___ SOURCE MATERIAL
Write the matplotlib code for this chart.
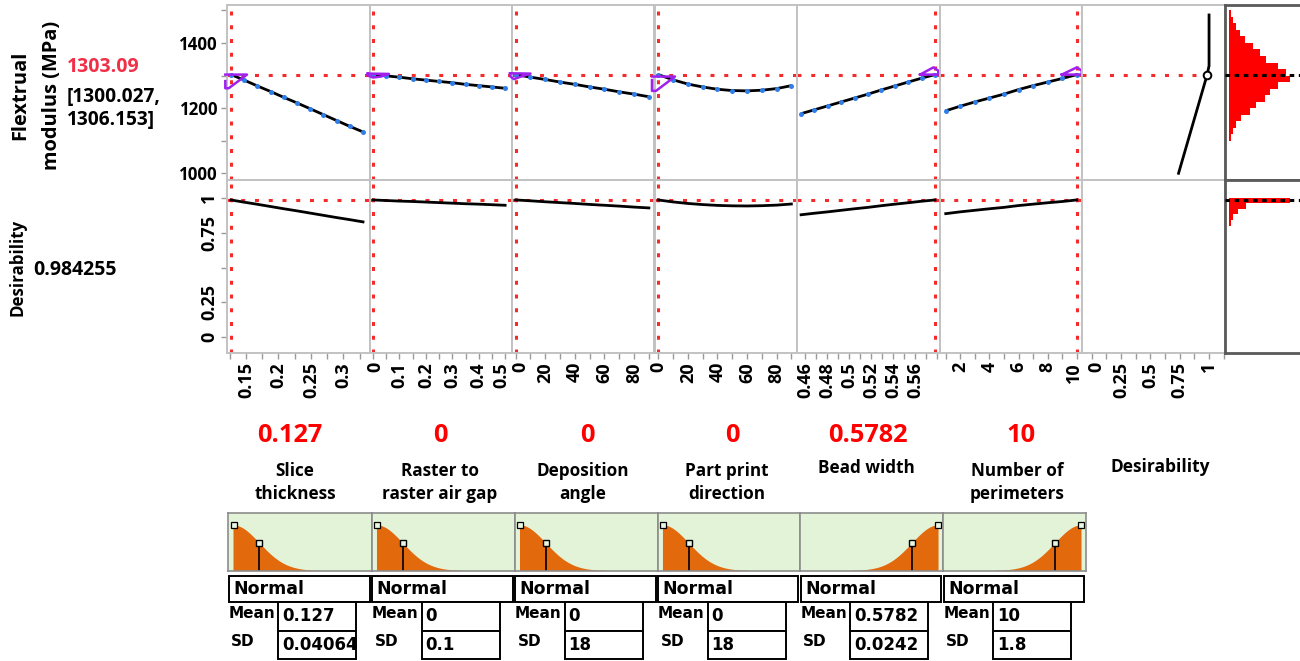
import numpy as np
import matplotlib
matplotlib.use("Agg")
import matplotlib.pyplot as plt
from matplotlib.patches import Rectangle
from matplotlib.transforms import ScaledTranslation

# ---------------- data ----------------
factor_names = ["Slice\nthickness", "Raster to\nraster air gap", "Deposition\nangle",
                "Part print\ndirection", "Bead width", "Number of\nperimeters"]
current_values = [0.127, 0, 0, 0, 0.5782, 10]
current_labels = ["0.127", "0", "0", "0", "0.5782", "10"]
predicted = 1303.09
predicted_label = "1303.09"
ci_label = "[1300.027,\n1306.153]"
desirability = 0.984255
desirability_label = "0.984255"

slice_x = [0.127, 0.1473, 0.1676, 0.1879, 0.2082, 0.2285, 0.2488, 0.2691, 0.2894, 0.3097, 0.330]
slice_flex = [1303, 1286, 1268, 1251, 1233, 1216, 1198, 1180, 1162, 1144, 1127]
slice_des = [0.984, 0.968, 0.953, 0.937, 0.921, 0.906, 0.890, 0.874, 0.858, 0.843, 0.827]

gap_x = [0, 0.05, 0.1, 0.15, 0.2, 0.25, 0.3, 0.35, 0.4, 0.45, 0.5]
gap_flex = [1303, 1299, 1295, 1290, 1286, 1282, 1278, 1273, 1269, 1265, 1261]
gap_des = [0.984, 0.980, 0.976, 0.973, 0.969, 0.965, 0.961, 0.957, 0.954, 0.950, 0.946]

dep_x = [0, 10, 20, 30, 40, 50, 60, 70, 80, 90]
dep_flex = [1303, 1295, 1288, 1280, 1273, 1265, 1258, 1250, 1243, 1235]
dep_des = [0.984, 0.978, 0.971, 0.965, 0.959, 0.952, 0.946, 0.940, 0.933, 0.927]

dir_x = [0, 10, 20, 30, 40, 50, 60, 70, 80, 90]
dir_flex = [1303, 1287, 1274, 1265, 1258, 1254, 1253, 1255, 1260, 1269]
dir_des = [0.984, 0.970, 0.959, 0.951, 0.945, 0.942, 0.941, 0.943, 0.947, 0.955]

bead_x = [0.4564, 0.4686, 0.4808, 0.4929, 0.5051, 0.5173, 0.5295, 0.5417, 0.5538, 0.5660, 0.5782]
bead_flex = [1183, 1195, 1207, 1219, 1231, 1243, 1256, 1268, 1280, 1292, 1303]
bead_des = [0.878, 0.889, 0.899, 0.910, 0.921, 0.931, 0.943, 0.954, 0.964, 0.975, 0.984]

perim_x = [1, 2, 3, 4, 5, 6, 7, 8, 9, 10]
perim_flex = [1192, 1206, 1219, 1231, 1243, 1257, 1269, 1280, 1291, 1303]
perim_des = [0.886, 0.899, 0.910, 0.921, 0.931, 0.944, 0.954, 0.964, 0.973, 0.984]

# desirability function (desirability vs flexural modulus)
dfun_d = [0.74, 0.984255, 1.0, 1.0]
dfun_flex = [1000, 1303.09, 1330, 1486]

# purple interval glyphs
purple_x = [[0.1182, 0.1182, 0.1234, 0.1516, 0.1182],
            [-0.02, 0.06, 0.03, 0.0, -0.02, -0.02],
            [-3.8, 10.0, 3.0, -1.2, -3.8, -3.8],
            [-4.2, -4.2, -1.5, 11.35, -4.2],
            [0.5646, 0.5767, 0.5812, 0.5812, 0.5646],
            [8.97, 10.0, 10.34, 10.34, 8.97]]
purple_y = [[1283, 1261, 1261, 1303, 1303],
            [1306, 1305, 1297, 1294, 1300, 1306],
            [1307, 1306, 1296, 1289, 1298, 1307],
            [1286, 1253, 1253, 1297, 1297],
            [1303, 1325, 1315, 1303, 1303],
            [1303, 1325, 1315, 1303, 1303]]

# simulated distributions (right-hand histograms)
hist_flex_edges = [1100, 1120, 1140, 1160, 1180, 1200, 1220, 1240, 1260, 1280, 1300,
                   1320, 1340, 1360, 1380, 1400, 1420, 1440, 1460, 1480, 1500]
hist_flex_counts = [2, 4, 7, 12, 21, 27, 36, 41, 49, 61, 57, 49, 37, 31, 24, 16, 11, 7, 4, 2]
hist_des_edges = [0.80, 0.84, 0.88, 0.92, 0.96, 1.0]
hist_des_counts = [1.5, 4, 9, 17, 61]

# simulator settings
sim_means = [0.127, 0, 0, 0, 0.5782, 10]
sim_sds = [0.04064, 0.1, 18, 18, 0.0242, 1.8]
sim_mean_labels = ["0.127", "0", "0", "0", "0.5782", "10"]
sim_sd_labels = ["0.04064", "0.1", "18", "18", "0.0242", "1.8"]
sim_tail = [1, 1, 1, 1, -1, -1]

xticks = [[0.15, 0.2, 0.25, 0.3], [0, 0.1, 0.2, 0.3, 0.4, 0.5], [0, 20, 40, 60, 80],
          [0, 20, 40, 60, 80], [0.46, 0.48, 0.5, 0.52, 0.54, 0.56], [2, 4, 6, 8, 10],
          [0, 0.25, 0.5, 0.75, 1]]
xticklabels = [["0.15", "0.2", "0.25", "0.3"], ["0", "0.1", "0.2", "0.3", "0.4", "0.5"],
               ["0", "20", "40", "60", "80"], ["0", "20", "40", "60", "80"],
               ["0.46", "0.48", "0.5", "0.52", "0.54", "0.56"], ["2", "4", "6", "8", "10"],
               ["0", "0.25", "0.5", "0.75", "1"]]

# ---------------- layout ----------------
plt.rcParams['font.family'] = ['Open Sans', 'DejaVu Sans']
plt.rcParams['font.weight'] = 'bold'

W, H = 1300, 661
fig = plt.figure(figsize=(13, 6.61), dpi=100)
fig.patch.set_facecolor('white')

def R(x0, y0, x1, y1):
    return [x0 / W, 1 - y1 / H, (x1 - x0) / W, (y1 - y0) / H]

def nudge(label, dx_px):
    label.set_transform(label.get_transform() +
                        ScaledTranslation(dx_px / fig.dpi, 0, fig.dpi_scale_trans))

xe = [227, 369.5, 512, 654.5, 797, 939.5, 1082, 1225]
xlims = [(0.1208, 0.340), (-0.0135, 0.526), (-2.5, 93.8), (-2.5, 93.8),
         (0.4527, 0.5823), (0.57, 10.36), (-0.083, 1.136)]
minor_steps = [0.025, 0.05, 10, 10, 0.01, 1, 0.125]
# small horizontal shifts (px) of crowded tick labels at panel joins
label_shift = {(1, 5): -4, (2, 0): 5, (5, 4): -3, (6, 0): 5, (1, 0): 2}
top_ylim = (979.4, 1516.6)
bot_ylim = (-0.112, 1.127)

RED = '#f52a2a'
GRID = '#c2c2c2'
BLUE = '#2f7fe8'
PURPLE = '#a020f0'
red_kw = dict(color=RED, lw=2.2, dashes=(1.3, 3.2), zorder=1)

curves_x = [slice_x, gap_x, dep_x, dir_x, bead_x, perim_x]
curves_f = [slice_flex, gap_flex, dep_flex, dir_flex, bead_flex, perim_flex]
curves_d = [slice_des, gap_des, dep_des, dir_des, bead_des, perim_des]

def style(ax, color=GRID, lw=1.4):
    for s in ax.spines.values():
        s.set_color(color)
        s.set_linewidth(lw)
    ax.tick_params(which='both', direction='out', length=4.5, width=1.0, color='#9a9a9a',
                   labelsize=13, pad=2)

for i in range(7):
    axt = fig.add_axes(R(xe[i], 5, xe[i + 1], 180))
    axb = fig.add_axes(R(xe[i], 180, xe[i + 1], 353))
    for ax in (axt, axb):
        style(ax)
        ax.set_xlim(*xlims[i])
    axt.set_ylim(*top_ylim)
    axb.set_ylim(*bot_ylim)
    axt.set_xticks([])
    axb.set_xticks(xticks[i])
    axb.set_xticklabels(xticklabels[i], rotation=90)
    for j, lab in enumerate(axb.get_xticklabels()):
        if (i, j) in label_shift:
            nudge(lab, label_shift[(i, j)])
    lo, hi = xlims[i]
    st = minor_steps[i]
    mn = np.arange(np.ceil(lo / st) * st, hi, st)
    axb.set_xticks(mn, minor=True)
    if i == 0:
        axt.set_yticks([1000, 1200, 1400])
        axt.set_yticklabels(["1000", "1200", "1400"])
        axt.set_yticks([1100, 1300, 1500], minor=True)
        axt.tick_params(axis='y', labelsize=12.2)
        axb.set_yticks([0, 0.25, 0.5, 0.75, 1])
        axb.set_yticklabels(["0", "0.25", "", "0.75", "1"], rotation=90, va='center')
    else:
        axt.set_yticks([])
        axb.set_yticks([])
    axt.tick_params(axis='x', which='both', length=0)

    if i < 6:
        xs, fs, ds = curves_x[i], curves_f[i], curves_d[i]
        axt.axhline(predicted, **red_kw)
        axb.axhline(desirability, **red_kw)
        axt.axvline(current_values[i], **red_kw)
        axb.axvline(current_values[i], **red_kw)
        axt.plot(xs, fs, color='black', lw=2.0, zorder=3, solid_capstyle='butt')
        axt.plot(xs, fs, 'o', color=BLUE, ms=3.6, mew=0, zorder=4)
        axb.plot(xs, ds, color='black', lw=2.0, zorder=3)
        axt.plot(purple_x[i], purple_y[i], color=PURPLE, lw=1.8, zorder=5, clip_on=False)
    else:
        axt.plot([lo, desirability], [predicted, predicted], **red_kw)
        axt.plot(dfun_d, dfun_flex, color='black', lw=2.0, zorder=3)
        axt.plot([desirability], [predicted], 'o', mfc='white', mec='black', ms=5.5, mew=1.4,
                 zorder=4)

# right-hand histograms
hx0 = 1225
for (y0, y1, edges, counts, ylim, yline) in [
        (5, 180, hist_flex_edges, hist_flex_counts, top_ylim, predicted),
        (180, 353, hist_des_edges, hist_des_counts, bot_ylim, desirability)]:
    ah = fig.add_axes(R(hx0, y0, hx0 + 95, y1))
    style(ah, color='#5a5a5a', lw=2.0)
    ah.set_xticks([])
    ah.set_yticks([])
    ah.set_ylim(*ylim)
    ah.set_xlim(-4, 91)
    e = np.array(edges)
    ah.barh(e[:-1], counts, height=np.diff(e), left=0, align='edge', color='#ff0000',
            edgecolor='none', zorder=2)
    ah.axhline(yline, color='black', lw=2.2, dashes=(1.5, 1.5), zorder=3)

# overlay in pixel coordinates
ov = fig.add_axes([0, 0, 1, 1])
ov.set_xlim(0, W)
ov.set_ylim(H, 0)
ov.axis('off')
ov.set_zorder(-1)

ov.text(36, 95, "Flextrual\nmodulus (MPa)", rotation=90, ha='center', va='center',
        fontsize=14.4, linespacing=1.78, multialignment='center')
ov.text(67, 66.5, predicted_label, color='#f03048', fontsize=14, ha='left', va='center')
ov.text(67, 108.5, ci_label, color='black', fontsize=13.8, ha='left', va='center',
        linespacing=1.22)
ov.text(18, 267, "Desirability", rotation=90, ha='center', va='center', fontsize=12.2)
ov.text(33, 270, desirability_label, fontsize=14, ha='left', va='center')

val_x = [290, 440, 587, 732, 868, 1021]
name_x = [295, 440, 583, 727, 866, 1017]
for i in range(6):
    ov.text(val_x[i], 435, current_labels[i], color='#ff0000', fontsize=18.3, ha='center',
            va='center')
    if "\n" in factor_names[i]:
        ov.text(name_x[i], 482.5, factor_names[i], fontsize=12.3, ha='center', va='center',
                linespacing=1.42, multialignment='center')
    else:
        ov.text(name_x[i], 468, factor_names[i], fontsize=12.3, ha='center', va='center')
ov.text(1160, 467, "Desirability", fontsize=12.5, ha='center', va='center')

# simulator panels
bx = [228, 371.5, 514.5, 657.5, 800, 943, 1086]
SIM_FONT = ['DejaVu Sans']
for i in range(6):
    x0, x1 = bx[i], bx[i + 1]
    asim = fig.add_axes(R(x0, 512.5, x1, 570.5))
    asim.set_facecolor('#e2f3d8')
    style(asim, color='#8c8c8c', lw=1.2)
    asim.set_xticks([])
    asim.set_yticks([])
    m, s, side = sim_means[i], sim_sds[i], sim_tail[i]
    if side > 0:
        asim.set_xlim(m - 0.19 * s, m + 5.27 * s)
    else:
        asim.set_xlim(m - 5.27 * s, m + 0.19 * s)
    asim.set_ylim(0, 1.27)
    z = np.linspace(0, 3.3, 120)
    asim.fill_between(m + side * z * s, 0, np.exp(-0.5 * z ** 2), color='#e2690c', lw=0)
    asim.plot([m + side * s] * 2, [0, np.exp(-0.5)], color='black', lw=1.2)
    asim.plot([m + side * s], [np.exp(-0.5)], 's', mfc='#eaf7e4', mec='black', ms=5, mew=1.0)
    asim.plot([m + side * 0.02 * s], [1.0], 's', mfc='#eaf7e4', mec='black', ms=4, mew=0.9,
              clip_on=False)

    ov.add_patch(Rectangle((x0 + 0.5, 576), (x1 - x0) - 2.5, 25.5, facecolor='white',
                           edgecolor='black', lw=1.4))
    ov.text(x0 + 5, 589, "Normal", family=SIM_FONT, fontsize=12.5, ha='left', va='center')
    ov.add_patch(Rectangle((x0 + 50, 601.5), 78, 29, facecolor='white', edgecolor='black',
                           lw=1.4))
    ov.add_patch(Rectangle((x0 + 50, 630.5), 78, 28.5, facecolor='white', edgecolor='black',
                           lw=1.4))
    ov.text(x0 + 0.5, 614, "Mean", family=SIM_FONT, fontsize=11, ha='left', va='center')
    ov.text(x0 + 3, 642, "SD", family=SIM_FONT, fontsize=11, ha='left', va='center')
    ov.text(x0 + 54, 616, sim_mean_labels[i], family=SIM_FONT, fontsize=12, ha='left',
            va='center')
    ov.text(x0 + 54, 645, sim_sd_labels[i], family=SIM_FONT, fontsize=12, ha='left',
            va='center')

fig.savefig("out.png", dpi=100, facecolor='white')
______
Exactly reproduce the run of lines from the start of the listing through the line with "from matplotlib.transforms import", inclusive; pictures are not copied.

EXERCISE ANSWER:
Write the matplotlib code for this chart.
import numpy as np
import matplotlib
matplotlib.use("Agg")
import matplotlib.pyplot as plt
from matplotlib.patches import Rectangle
from matplotlib.transforms import ScaledTranslation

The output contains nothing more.